_WORK TO DO:_
Transcribe the records below from the first line to the line that includes "d3.scaleLinear().domain([0, 1]).range([481.5, 523.5]);", inclusive, and omit the pictures.
═══ RECORDS TO PROCESS
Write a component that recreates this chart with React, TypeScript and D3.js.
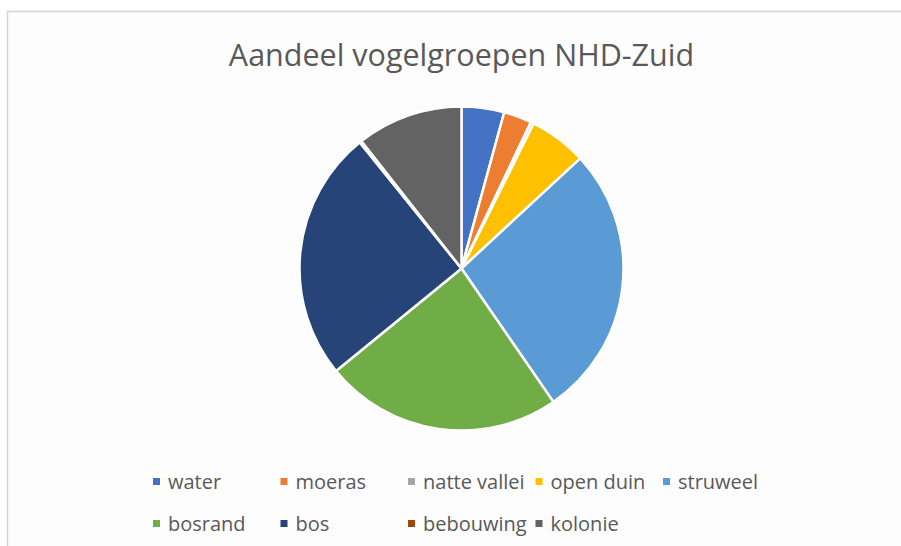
import React from 'react';
import * as d3 from 'd3';

const categories = ['water', 'moeras', 'natte vallei', 'open duin', 'struweel', 'bosrand', 'bos', 'bebouwing', 'kolonie'];
const shares = [4.25, 2.8, 0.3, 5.75, 27.3, 23.7, 25.1, 0.2, 10.6];
const colors = ['#4472C4', '#ED7D31', '#A5A5A5', '#FFC000', '#5B9BD5', '#70AD47', '#264478', '#9E480E', '#636363'];

const title = 'Aandeel vogelgroepen NHD-Zuid';

const width = 901;
const height = 546;
const cx = 461.5;
const cy = 268.5;
const radius = 162;

const App = () => {
  const pie = d3.pie<number>().sort(null).value(d => d);
  const arcs = pie(shares);
  const arc = d3.arc<d3.PieArcDatum<number>>().innerRadius(0).outerRadius(radius);

  // legend: 5 columns, 2 rows
  const colX = d3.scaleLinear().domain([0, 1]).range([153, 280.5]);
  const rowY = d3.scaleLinear().domain([0, 1]).range([481.5, 523.5]);

  return (
    <svg width={width} height={height} style={{ position: 'absolute', left: 0, top: 0 }}>
      <rect x={0} y={0} width={width} height={height} fill="#ffffff" />
      <rect x={7.5} y={11.5} width={width} height={height} fill="#fdfdfd" stroke="#d4d4d4" strokeWidth={1.5} />
      <text
        x={cx}
        y={65.5}
        textAnchor="middle"
        fontFamily="'Open Sans', sans-serif"
        fontSize={30.5}
        fill="#595959"
      >
        {title}
      </text>
      <g transform={`translate(${cx},${cy})`}>
        {arcs.map((a, i) => (
          <path key={categories[i]} d={arc(a) || ''} fill={colors[i]} stroke="#ffffff" strokeWidth={2.5} strokeLinejoin="round" />
        ))}
      </g>
      <g fontFamily="'Open Sans', sans-serif" fontSize={20} fill="#595959">
        {categories.map((c, i) => {
          const col = i % 5;
          const row = Math.floor(i / 5);
          const x = colX(col);
          const y = rowY(row);
          return (
            <g key={c}>
              <rect x={x} y={y - 3.5} width={7} height={7} fill={colors[i]} />
              <text x={x + 15} y={y} dominantBaseline="central">{c}</text>
            </g>
          );
        })}
      </g>
    </svg>
  );
};

export default App;
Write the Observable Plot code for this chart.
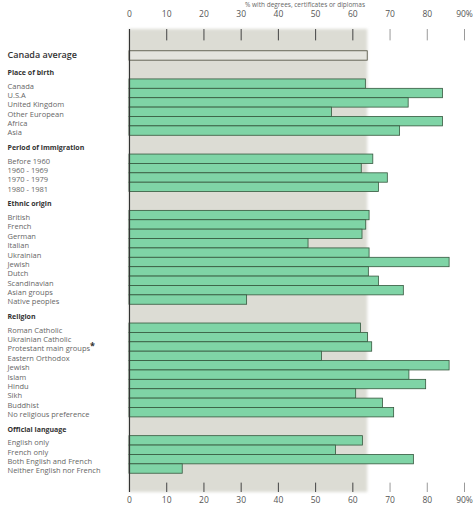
<!DOCTYPE html>
<html><head><meta charset="utf-8">
<script src="https://cdn.jsdelivr.net/npm/d3@7"></script>
<script src="https://cdn.jsdelivr.net/npm/@observablehq/plot@0.6"></script>
<style>
body{margin:0;background:#fff;}
#wrap{position:relative;width:475px;height:505px;font-family:"Open Sans",sans-serif;}
#title{position:absolute;top:0px;left:240px;width:130px;text-align:center;font-size:6.5px;color:#666;white-space:nowrap;line-height:9px;}
</style></head><body>
<div id="wrap"><div id="title">% with degrees, certificates or diplomas</div></div>
<script>
const avgLabel = "Canada average";
const avgValue = 64;
const groupNames = ["Place of birth","Period of immigration","Ethnic origin","Religion","Official language"];
const birthLabels = ["Canada","U.S.A","United Kingdom","Other European","Africa","Asia"];
const birthValues = [63.5,84.2,75,54.4,84.2,72.7];
const periodLabels = ["Before 1960","1960 - 1969","1970 - 1979","1980 - 1981"];
const periodValues = [65.5,62.4,69.4,67];
const ethnicLabels = ["British","French","German","Italian","Ukrainian","Jewish","Dutch","Scandinavian","Asian groups","Native peoples"];
const ethnicValues = [64.5,63.6,62.6,48.1,64.5,86,64.3,67,73.7,31.6];
const religionLabels = ["Roman Catholic","Ukrainian Catholic","Protestant main groups","Eastern Orthodox","Jewish","Islam","Hindu","Sikh","Buddhist","No religious preference"];
const religionValues = [62.2,64.1,65.2,51.7,86,75.2,79.7,60.9,68.1,71.1];
const languageLabels = ["English only","French only","Both English and French","Neither English nor French"];
const languageValues = [62.7,55.5,76.4,14.3];
const xTicks = [0,10,20,30,40,50,60,70,80,90];

const groupLabels = [birthLabels, periodLabels, ethnicLabels, religionLabels, languageLabels];
const groupValues = [birthValues, periodValues, ethnicValues, religionValues, languageValues];
const domain = ["top-a","top-b","avg"];
const headers = [];
const items = [];
groupNames.forEach((g,i)=>{
  domain.push(`gap-${i}`, `head-${i}`);
  headers.push({key:`head-${i}`, label:g});
  groupLabels[i].forEach((l,j)=>{
    const key = `${i}-${j}`;
    domain.push(key);
    items.push({key, label:l, value:groupValues[i][j]});
  });
});
domain.push("end-a","end-b");

const tickColor = d => d > avgValue ? "#9a9a9a" : "#444";
const chart = Plot.plot({
  width:475, height:505, marginLeft:129, marginRight:11, marginTop:32, marginBottom:13,
  style:{fontFamily:"Open Sans, sans-serif", background:"transparent"},
  x:{domain:[0,90], axis:null},
  y:{type:"band", domain, padding:0, round:false, axis:null},
  marks:[
    Plot.rect([avgValue], {x1:0, x2:d=>d, fill:"#dcdcd4", insetTop:-3}),
    Plot.barX([avgValue], {x:d=>d, y:()=>"avg", fill:"#e4e4de", stroke:"#4a4a3a", strokeWidth:0.8}),
    Plot.barX(items, {x:"value", y:"key", fill:"#7fd4a6", stroke:"#35573d", strokeWidth:0.8}),
    Plot.tickX(xTicks.slice(1), {x:d=>d, y:()=>"top-a", stroke:tickColor, strokeWidth:1, insetTop:-3, insetBottom:1}),
    Plot.tickX(xTicks.slice(1), {x:d=>d, y:()=>"end-b", stroke:tickColor, strokeWidth:1}),
    Plot.ruleX([0], {stroke:"#333", strokeWidth:1.2, insetTop:-3}),
    Plot.axisX({ticks:xTicks, anchor:"top", tickSize:0, tickPadding:16, tickFormat:d=> d===90?"90%":String(d), fontSize:8.5, color:"#555", label:null}),
    Plot.axisX({ticks:xTicks, anchor:"bottom", tickSize:0, tickPadding:4, tickFormat:d=> d===90?"90%":String(d), fontSize:8.5, color:"#555", label:null}),
    Plot.text([avgLabel], {text:d=>d, y:()=>"avg", frameAnchor:"left", dx:-122, textAnchor:"start", fontSize:9, fontWeight:600, fill:"#333", dy:-1}),
    Plot.text(headers, {text:"label", y:"key", frameAnchor:"left", dx:-122, textAnchor:"start", fontSize:7, fontWeight:700, fill:"#333", dy:-2}),
    Plot.text(items, {text:"label", y:"key", frameAnchor:"left", dx:-122, textAnchor:"start", fontSize:7.5, fill:"#666", dy:2})
  ]
});
const svg = d3.select(chart);
const defs = svg.insert("defs", ":first-child");
defs.append("filter").attr("id","soft").append("feGaussianBlur").attr("stdDeviation",1.5);
svg.select('g[aria-label="rect"]').attr("filter","url(#soft)");
svg.selectAll("text").filter(function(){return this.textContent === "Protestant main groups";})
  .append("tspan").attr("dy","-2").attr("font-weight","bold").attr("font-size","9").attr("fill","#333").text("*");
document.getElementById("wrap").appendChild(chart);
</script>
</body></html>
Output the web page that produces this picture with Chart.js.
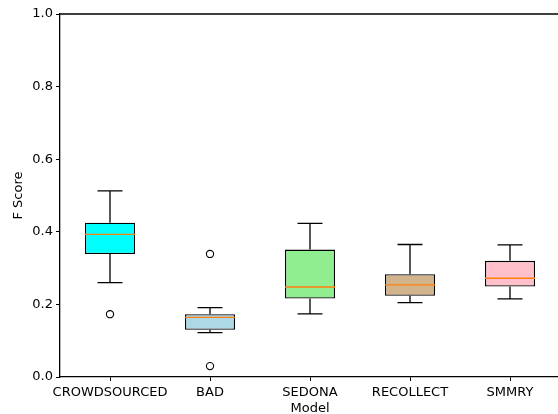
<!DOCTYPE html>
<html>
<head>
<meta charset="utf-8">
<script src="https://cdn.jsdelivr.net/npm/chart.js@4"></script>
<style>
  html, body { margin: 0; padding: 0; background: #fff; overflow: hidden; width: 558px; height: 414px; }
  #wrap { width: 600px; height: 414px; }
</style>
</head>
<body>
<div id="wrap"><canvas id="boxchart" width="600" height="414"></canvas></div>
<script>
// Box plot values (F score per model)
const models = ["CROWDSOURCED", "BAD", "SEDONA", "RECOLLECT", "SMMRY"];
const lowWhisker = [0.260, 0.122, 0.174, 0.205, 0.215];
const q1 = [0.339, 0.130, 0.216, 0.224, 0.249];
const medians = [0.393, 0.164, 0.248, 0.254, 0.272];
const q3 = [0.425, 0.173, 0.351, 0.283, 0.320];
const highWhisker = [0.513, 0.191, 0.423, 0.365, 0.364];

// Fliers
const outlierModels = ["CROWDSOURCED", "BAD", "BAD"];
const outlierValues = [0.173, 0.339, 0.030];

const yTicks = [0, 0.2, 0.4, 0.6, 0.8, 1.0];

const boxColors = ["#00ffff", "#add8e6", "#90ee90", "#d2b48c", "#ffc0cb"];
const medianColor = "#ff7f0e";

Chart.defaults.font.family = "'DejaVu Sans', sans-serif";
Chart.defaults.font.size = 13;
Chart.defaults.color = "#000";

// whiskers, caps, medians and the top/right spines
const boxExtras = {
  id: "boxExtras",
  afterDatasetsDraw(chart) {
    const ctx = chart.ctx;
    const yScale = chart.scales.y;
    const bars = chart.getDatasetMeta(0).data;
    ctx.save();
    bars.forEach((bar, i) => {
      const cx = bar.x;
      const half = bar.width / 2;
      const capHalf = bar.width / 4;
      ctx.strokeStyle = "#000";
      ctx.lineWidth = 1.3;
      ctx.beginPath();
      // upper whisker + cap
      ctx.moveTo(cx, yScale.getPixelForValue(q3[i]));
      ctx.lineTo(cx, yScale.getPixelForValue(highWhisker[i]));
      ctx.moveTo(cx - capHalf, yScale.getPixelForValue(highWhisker[i]));
      ctx.lineTo(cx + capHalf, yScale.getPixelForValue(highWhisker[i]));
      // lower whisker + cap
      ctx.moveTo(cx, yScale.getPixelForValue(q1[i]));
      ctx.lineTo(cx, yScale.getPixelForValue(lowWhisker[i]));
      ctx.moveTo(cx - capHalf, yScale.getPixelForValue(lowWhisker[i]));
      ctx.lineTo(cx + capHalf, yScale.getPixelForValue(lowWhisker[i]));
      ctx.stroke();

      ctx.strokeStyle = medianColor;
      ctx.beginPath();
      ctx.moveTo(cx - half, yScale.getPixelForValue(medians[i]));
      ctx.lineTo(cx + half, yScale.getPixelForValue(medians[i]));
      ctx.stroke();
    });
    const a = chart.chartArea;
    ctx.strokeStyle = "#000";
    ctx.lineWidth = 1.3;
    ctx.beginPath();
    ctx.moveTo(a.left, a.top);
    ctx.lineTo(a.right, a.top);
    ctx.lineTo(a.right, a.bottom);
    ctx.stroke();
    ctx.restore();
  },
};

const ctx = document.getElementById("boxchart").getContext("2d");

new Chart(ctx, {
  type: "bar",
  data: {
    labels: models,
    datasets: [
      {
        label: "box",
        data: models.map((m, i) => [q1[i], q3[i]]),
        backgroundColor: boxColors,
        borderColor: "#000",
        borderWidth: 1.3,
        borderSkipped: false,
        barPercentage: 0.5,
        categoryPercentage: 1.0,
      },
      {
        type: "line",
        label: "fliers",
        data: outlierModels.map((m, i) => ({ x: m, y: outlierValues[i] })),
        showLine: false,
        pointRadius: 3.6,
        pointBorderWidth: 1.1,
        pointBorderColor: "#000",
        pointBackgroundColor: "rgba(0,0,0,0)",
      },
    ],
  },
  options: {
    responsive: false,
    animation: false,
    devicePixelRatio: 1,
    layout: { padding: { top: 14, right: 40, left: 0, bottom: 0 } },
    plugins: {
      legend: { display: false },
      tooltip: { enabled: false },
    },
    scales: {
      x: {
        offset: true,
        afterFit: (scale) => { scale.height = 37; },
        grid: { offset: false, drawOnChartArea: false, tickLength: 4, color: "#000", lineWidth: 1 },
        border: { color: "#000", width: 1.3 },
        ticks: { padding: 4, maxRotation: 0, autoSkip: false },
        title: { display: true, text: "Model", padding: { top: 0, bottom: 0 }, font: { lineHeight: 0.9 } },
      },
      y: {
        min: 0,
        max: 1,
        afterFit: (scale) => { scale.width = 60; },
        afterBuildTicks: (scale) => { scale.ticks = yTicks.map((v) => ({ value: v })); },
        grid: { drawOnChartArea: false, tickLength: 4, color: "#000", lineWidth: 1 },
        border: { color: "#000", width: 1.3 },
        ticks: { padding: 3, callback: (v) => Number(v).toFixed(1) },
        title: { display: true, text: "F Score", padding: { top: 11, bottom: 0 } },
      },
    },
  },
  plugins: [boxExtras],
});
</script>
</body>
</html>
══════
_RIGHT ANSWER:_
Write a component that recreates this chart with React, TypeScript and D3.js.
import React from 'react';
import * as d3 from 'd3';

const categories = ['water', 'moeras', 'natte vallei', 'open duin', 'struweel', 'bosrand', 'bos', 'bebouwing', 'kolonie'];
const shares = [4.25, 2.8, 0.3, 5.75, 27.3, 23.7, 25.1, 0.2, 10.6];
const colors = ['#4472C4', '#ED7D31', '#A5A5A5', '#FFC000', '#5B9BD5', '#70AD47', '#264478', '#9E480E', '#636363'];

const title = 'Aandeel vogelgroepen NHD-Zuid';

const width = 901;
const height = 546;
const cx = 461.5;
const cy = 268.5;
const radius = 162;

const App = () => {
  const pie = d3.pie<number>().sort(null).value(d => d);
  const arcs = pie(shares);
  const arc = d3.arc<d3.PieArcDatum<number>>().innerRadius(0).outerRadius(radius);

  // legend: 5 columns, 2 rows
  const colX = d3.scaleLinear().domain([0, 1]).range([153, 280.5]);
  const rowY = d3.scaleLinear().domain([0, 1]).range([481.5, 523.5]);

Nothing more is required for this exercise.